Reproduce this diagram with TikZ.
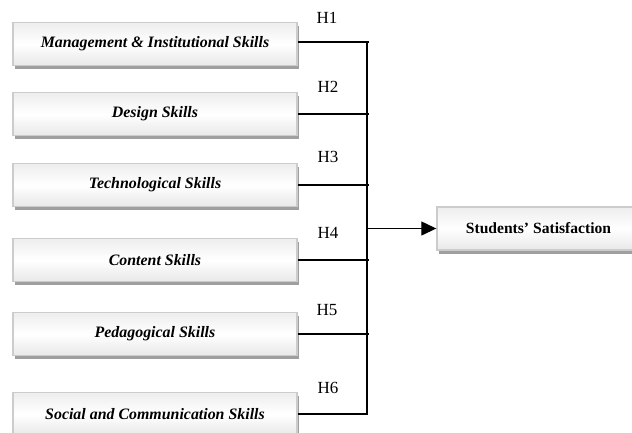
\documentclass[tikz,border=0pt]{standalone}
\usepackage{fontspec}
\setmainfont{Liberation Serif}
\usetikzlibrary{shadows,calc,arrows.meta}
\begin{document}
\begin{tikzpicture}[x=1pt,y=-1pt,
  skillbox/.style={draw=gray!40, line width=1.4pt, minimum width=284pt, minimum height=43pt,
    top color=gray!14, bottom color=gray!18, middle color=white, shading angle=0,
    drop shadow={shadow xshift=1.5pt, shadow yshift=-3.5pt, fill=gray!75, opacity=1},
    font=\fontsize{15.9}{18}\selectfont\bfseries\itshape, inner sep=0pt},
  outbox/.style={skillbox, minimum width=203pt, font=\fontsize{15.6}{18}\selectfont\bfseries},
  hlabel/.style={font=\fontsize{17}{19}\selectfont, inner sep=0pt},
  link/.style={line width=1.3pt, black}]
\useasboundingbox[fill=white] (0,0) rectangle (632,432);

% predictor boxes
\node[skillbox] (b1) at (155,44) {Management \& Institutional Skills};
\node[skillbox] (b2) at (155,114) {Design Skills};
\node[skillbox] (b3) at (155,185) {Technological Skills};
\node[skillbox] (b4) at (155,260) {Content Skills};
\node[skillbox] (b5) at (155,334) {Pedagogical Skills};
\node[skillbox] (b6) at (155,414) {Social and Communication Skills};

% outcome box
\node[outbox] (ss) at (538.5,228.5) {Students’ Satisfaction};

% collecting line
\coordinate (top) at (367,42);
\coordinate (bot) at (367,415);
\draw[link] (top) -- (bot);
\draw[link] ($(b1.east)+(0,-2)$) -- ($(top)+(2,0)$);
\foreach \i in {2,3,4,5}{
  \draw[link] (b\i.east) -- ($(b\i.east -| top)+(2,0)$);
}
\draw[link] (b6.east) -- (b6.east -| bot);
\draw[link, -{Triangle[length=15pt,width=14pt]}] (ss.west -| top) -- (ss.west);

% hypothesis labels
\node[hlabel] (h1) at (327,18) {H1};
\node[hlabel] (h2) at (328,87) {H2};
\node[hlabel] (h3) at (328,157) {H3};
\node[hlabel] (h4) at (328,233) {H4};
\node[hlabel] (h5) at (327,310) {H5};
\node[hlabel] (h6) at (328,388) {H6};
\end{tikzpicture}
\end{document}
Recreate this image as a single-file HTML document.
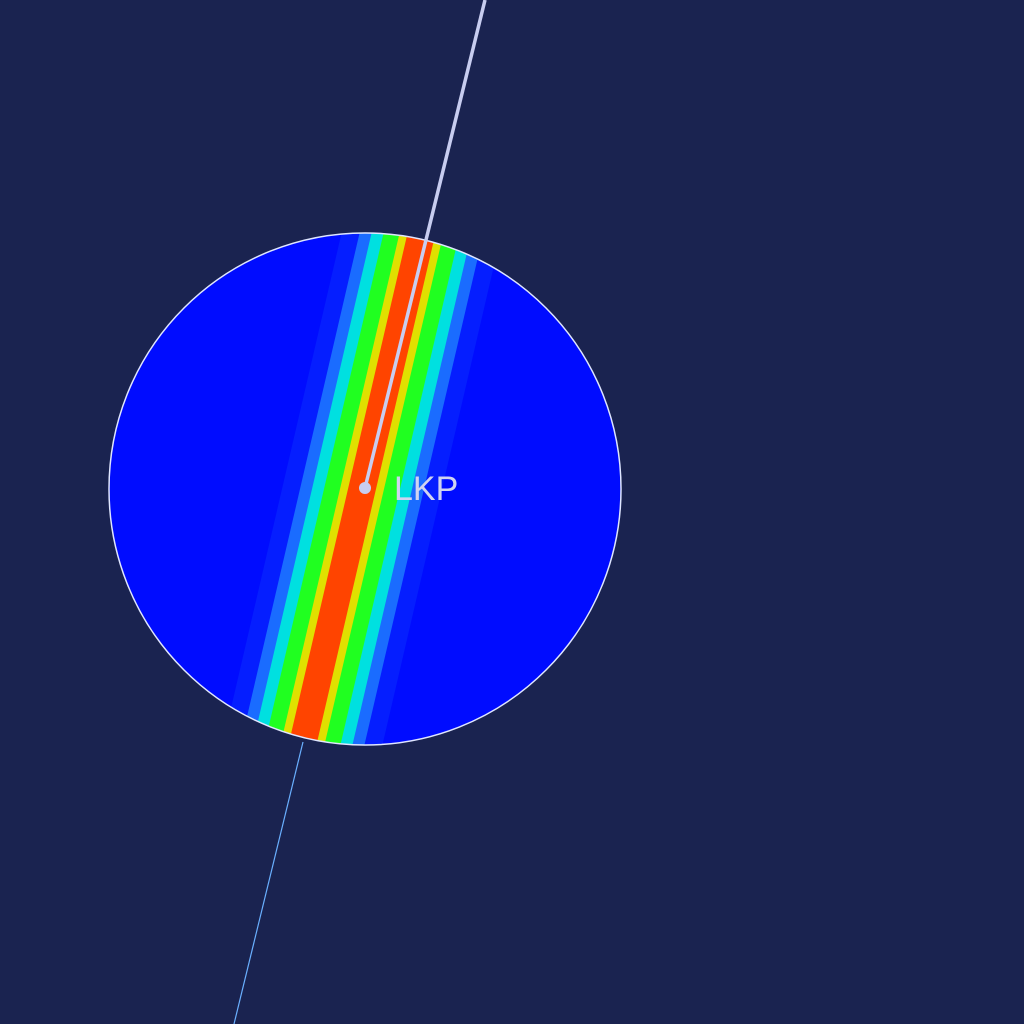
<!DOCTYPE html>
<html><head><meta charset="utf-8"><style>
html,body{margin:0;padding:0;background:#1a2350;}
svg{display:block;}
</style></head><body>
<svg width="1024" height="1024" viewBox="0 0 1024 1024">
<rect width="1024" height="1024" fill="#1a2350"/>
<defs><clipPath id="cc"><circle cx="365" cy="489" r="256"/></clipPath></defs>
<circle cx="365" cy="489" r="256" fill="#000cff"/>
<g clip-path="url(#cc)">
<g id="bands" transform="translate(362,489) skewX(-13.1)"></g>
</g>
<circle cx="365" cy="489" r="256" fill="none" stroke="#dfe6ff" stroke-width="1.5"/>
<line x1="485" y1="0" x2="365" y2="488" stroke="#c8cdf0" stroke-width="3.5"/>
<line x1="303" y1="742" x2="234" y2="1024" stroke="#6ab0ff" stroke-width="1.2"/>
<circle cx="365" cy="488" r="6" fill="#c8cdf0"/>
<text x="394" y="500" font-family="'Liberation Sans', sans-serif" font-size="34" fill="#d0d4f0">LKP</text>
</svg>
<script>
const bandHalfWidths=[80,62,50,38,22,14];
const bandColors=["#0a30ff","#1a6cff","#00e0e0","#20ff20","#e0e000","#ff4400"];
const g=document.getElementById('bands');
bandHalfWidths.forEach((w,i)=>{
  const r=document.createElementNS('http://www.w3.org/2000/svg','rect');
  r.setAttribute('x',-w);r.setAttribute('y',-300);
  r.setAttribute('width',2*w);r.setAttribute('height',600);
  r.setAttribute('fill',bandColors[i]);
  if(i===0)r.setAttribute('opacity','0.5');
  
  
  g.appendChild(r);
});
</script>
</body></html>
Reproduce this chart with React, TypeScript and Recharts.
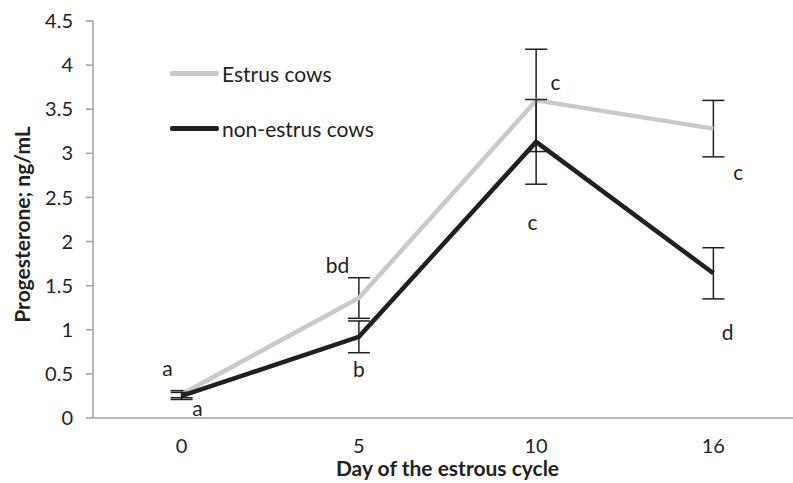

-*-

Requirements: The word "with" may occur in lines of the records. Report how many such lines there are, giving only the number.

Response for this exercise: 2